Dogmatic adherence to free market principles can only further degrade our respectability as economists, too often seen as apologists for financial croupiers. Do we really know enough to deny the existence of self-fulfilling prophecies, or that uncovered short sales of debt in thin markets combined with purchases of CDS constitute the equivalent of a money pump? Isn’t it suspicious that, according to the New York Times, Goldman Sachs sold its famous sleight-of-hand interest swap deal with the Greek government to a private Greek bank, already in 2005?

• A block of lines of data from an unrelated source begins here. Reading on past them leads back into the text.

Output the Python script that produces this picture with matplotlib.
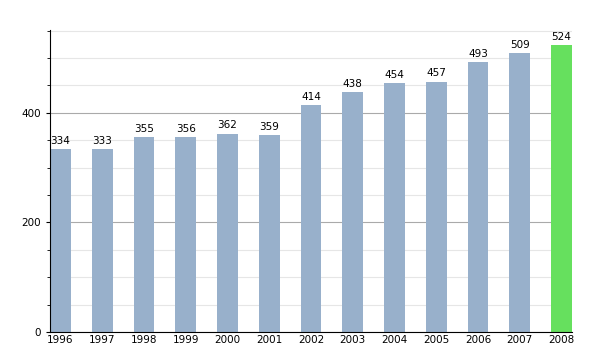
import numpy as np
import matplotlib.pyplot as plt
from matplotlib.ticker import MultipleLocator

years = ["1996", "1997", "1998", "1999", "2000", "2001", "2002",
         "2003", "2004", "2005", "2006", "2007", "2008"]
values = [334, 333, 355, 356, 362, 359, 414, 438, 454, 457, 493, 509, 524]
colors = ["#98b0cb"] * 12 + ["#66e05e"]

fig = plt.figure(figsize=(6, 3.5), dpi=100)
ax = fig.add_axes([50 / 600, 18 / 350, 522 / 600, 302 / 350])

x = np.arange(len(years))
bars = ax.bar(x, values, width=0.5, color=colors, zorder=2)
for xi, v in zip(x, values):
    ax.text(xi, v + 6, str(v), ha="center", va="bottom", fontsize=7.5, zorder=3)

ax.set_xlim(-0.25, len(years) - 0.75)
ax.set_ylim(0, 551)
ax.set_xticks(x)
ax.set_xticklabels(years, fontsize=7.5)
ax.yaxis.set_major_locator(MultipleLocator(200))
ax.yaxis.set_minor_locator(MultipleLocator(50))
ax.tick_params(axis="y", labelsize=7.5, length=3, which="major")
ax.tick_params(axis="y", length=2, which="minor")
ax.tick_params(axis="x", length=0, pad=2)

ax.grid(axis="y", which="minor", color="#e6e6e6", lw=0.8, zorder=0)
ax.grid(axis="y", which="major", color="#aaaaaa", lw=0.8, zorder=1)
ax.spines["top"].set_visible(False)
ax.spines["right"].set_visible(False)
ax.set_axisbelow(True)

fig.savefig("out.png", dpi=100)
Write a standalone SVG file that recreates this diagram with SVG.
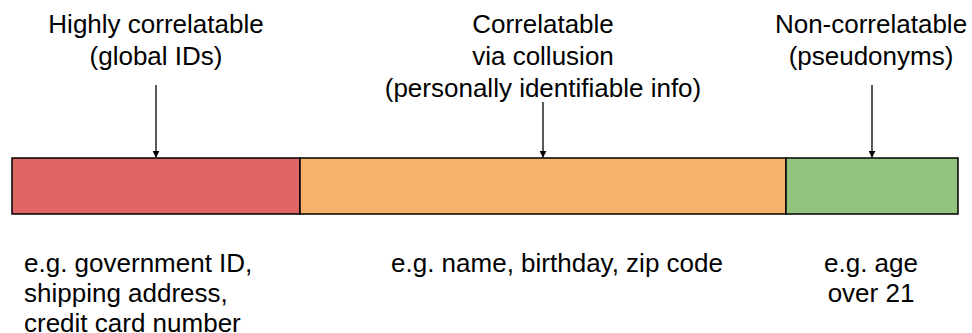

One way to chase away this demon is a deeper level of intra-European financial integration, in particular, a Europe-wide Tobin tax on transactions involving government debt. (I never thought I would write this, but I never thought I'd ever see Great Depression 2.0 either). In the US, not only is state debt and derivatives traded in deeper markets, but there is also no chance that California would ever secede from the union. Europe isn’t quite there yet. A small transaction tax on EU government debt could well suffice to chase away the financial arsonists. In this sense, the EU or Euroarea could further promote stabilisation of its public finances as well as of financial markets. Since most EU government debt is in the hands of European citizens or European banks, this will have negligible effect on the fundamental ability of governments to raise money in capital markets. In fact, EU governments could even give back the revenues to European citizens by cutting painfully high payroll taxes.

The IMF “cop-out”

But back to the Greeks, who still have to get their house in order. Some, like Charles Wyplosz, have advocated bringing in the IMF as neutral broker of stabilisation policies for European governments in trouble. This is indeed the most impressive of commitment devices, but I doubt Europe could stomach giving away real authority on fiscal matters to a third party, especially given the dominant role of the US in that organisation. Besides it would be a cop-out. Europe can’t slough off its important decisions to some faraway place.

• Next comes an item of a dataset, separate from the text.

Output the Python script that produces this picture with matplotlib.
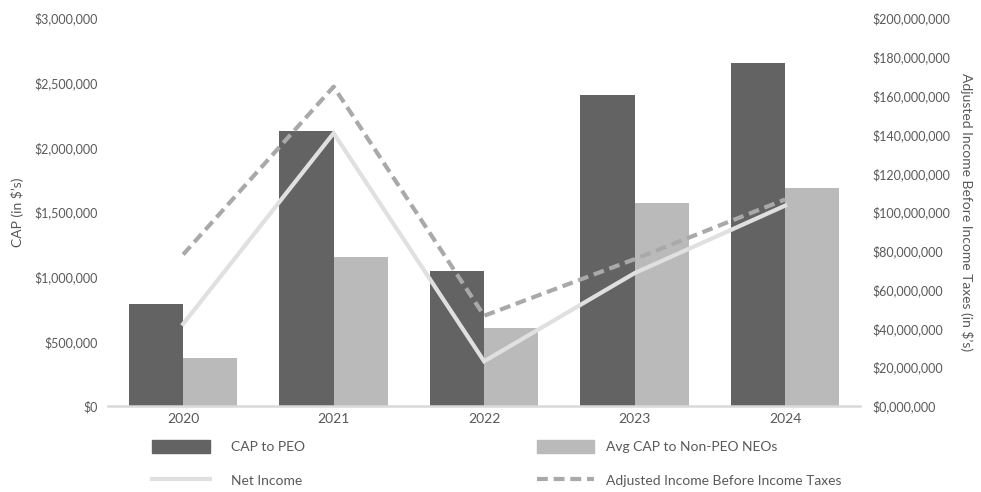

If Europe is serious about its political future, it has to take the next step. A European Monetary Fund – with the same type of prudent, independent governance as the European Central Bank – must be the logical next step along the path of political integration.

It's time to grow up, Europe!

References

Prasaud, Avinash (2008), “The financial crisis may hasten European integration but slow global banking”, VoxEU.org, 6 October.

Wyplosz, Charles (2009), “Bailouts: The next step up?”, VoxEU.org, 21 February.